Kellyanne Conway’s tweet was deleted after others noticed it, with the senior advisor denying she had sent the message. Distancing herself from the blunder, Ms Conway said she had never heard of the white nationalist account and “denounced” it.
The account, which is called Lib Hypocrisy, explicitly labels itself as white nationalist. Its Twitter image is a cartoon blond girl wearing a “US Border control” hat and its Twitter bio reads “Hate Anti-American Liberals, Marxists & Commies” and uses the hashtags “white identity” and “nationalist”.
The exchange was prompted after Ms Conway was pressed about why she went on television to claim President Trump had “full confidence” in Michael Flynn, his national security advisor, hours before he resigned from the White House.
Lib Hypocrisy rushed to defend Ms Conway after the interviewer told her she wasn’t making “sense”.

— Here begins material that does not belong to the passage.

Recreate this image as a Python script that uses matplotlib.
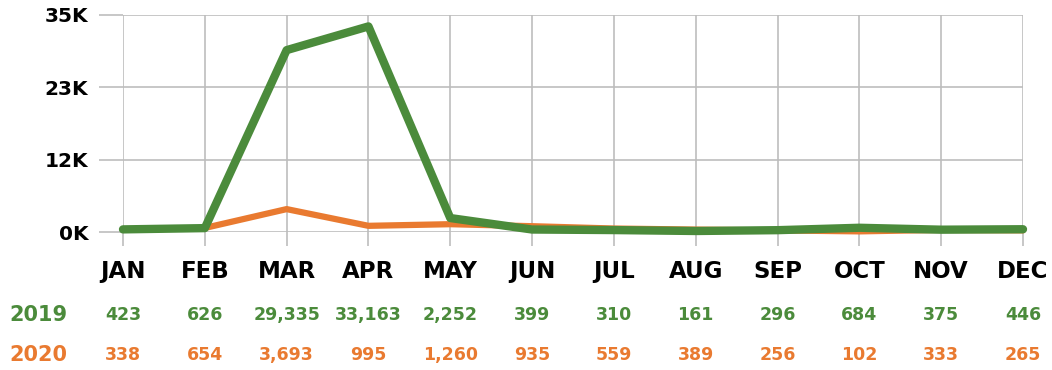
import matplotlib
matplotlib.use("Agg")
import matplotlib.pyplot as plt

# monthly counts, two years
months = ["JAN", "FEB", "MAR", "APR", "MAY", "JUN", "JUL", "AUG", "SEP", "OCT", "NOV", "DEC"]
vals_2019 = [423, 626, 29335, 33163, 2252, 399, 310, 161, 296, 684, 375, 446]
vals_2020 = [338, 654, 3693, 995, 1260, 935, 559, 389, 256, 102, 333, 265]
ytick_vals = [0, 35000 / 3, 2 * 35000 / 3, 35000]
ytick_labels = ["0K", "12K", "23K", "35K"]

green = "#4b8b3b"
orange = "#e97a30"
grid_c = "#bdbdbd"

plt.rcParams['font.family'] = ['DejaVu Sans']

fig = plt.figure(figsize=(10.52, 3.70), dpi=100)
ax = fig.add_axes([123 / 1052, 138 / 370, 900 / 1052, 217 / 370])

x = list(range(len(months)))
ax.plot(x, vals_2020, color=orange, lw=4.5, solid_capstyle='round', solid_joinstyle='round',
        clip_on=False, zorder=3)
ax.plot(x, vals_2019, color=green, lw=6, solid_capstyle='round', solid_joinstyle='round',
        clip_on=False, zorder=4)

ax.set_xlim(0, 11)
ax.set_ylim(0, 35000)
ax.set_xticks(x)
ax.set_xticklabels([])
ax.set_yticks(ytick_vals)
ax.set_yticklabels(ytick_labels, fontsize=14.5, fontweight='bold')
ax.tick_params(axis='y', length=17, width=1.2, color=grid_c, pad=8)
ax.tick_params(axis='x', length=10, width=1.2, color=grid_c)
ax.grid(True, color=grid_c, lw=1.2)
ax.set_axisbelow(True)
for s in ax.spines.values():
    s.set_visible(False)

# month names and the value table under the chart
tr = ax.get_xaxis_transform()
for i, m in enumerate(months):
    ax.text(i, -0.184, m, transform=tr, ha='center', va='center',
            fontsize=16.5, fontweight='bold', color='black')
    ax.text(i, -0.382, f"{vals_2019[i]:,}", transform=tr, ha='center', va='center',
            fontsize=12.5, fontweight='bold', color=green)
    ax.text(i, -0.567, f"{vals_2020[i]:,}", transform=tr, ha='center', va='center',
            fontsize=12.5, fontweight='bold', color=orange)

fig.text(38 / 1052, 1 - 315 / 370, "2019", ha='center', va='center',
         fontsize=15, fontweight='bold', color=green)
fig.text(38 / 1052, 1 - 355 / 370, "2020", ha='center', va='center',
         fontsize=15, fontweight='bold', color=orange)

fig.savefig("out.png", dpi=100)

Ms Conway’s account retweeted the post and then sent a response saying: “Love you back. Happy ❤❤Day to the Hapless Haters”.
The white nationalist account has a Pepe the emoticon, a cartoon character which has become a symbol for white nationalism. It also claims to “love Geert Wilders”, a populist far-right Dutch politician who wants to close mosques in Holland, and Steve Bannon, one of Mr Trump’s chief strategists and the former executive chairman of far-right site Breitbart News.
Speaking to Buzzfeed News, who first highlighted the exchange, Ms Conway denied she had sent the tweet.
“I don’t know who had access to my account," she said on Tuesday.
“Let me see who tweeted that. That’s terrible.”
She claimed she had “obviously” never heard of Lib Hypocrisy, saying: “I denounce whoever it is. It will be immediately deleted. Everybody makes mistakes.”
White nationalism is a type of nationalism founded on the belief that white people are a race and is driven by the desire to develop and maintain a white national identity. Critics argue white nationalism exists to offer a more palatable, sanitised face for white supremacy which is not plagued with negative connotations.
This is by no means the first time the Trump team have been linked to white nationalism. Other examples include Mr Trump failing to disavow support from former Ku Klux Klan leader David Duke when pressed about it repeatedly on CNN, and then blaming a "bad earpiece” for not understanding what was asked of him in February last year.
What’s more, in July 2015, Mr Trump’s campaign tweeted an image of himself superimposed over a picture of WWII-era Waffen-SS soldiers, and then later blamed the incident on a “young intern”.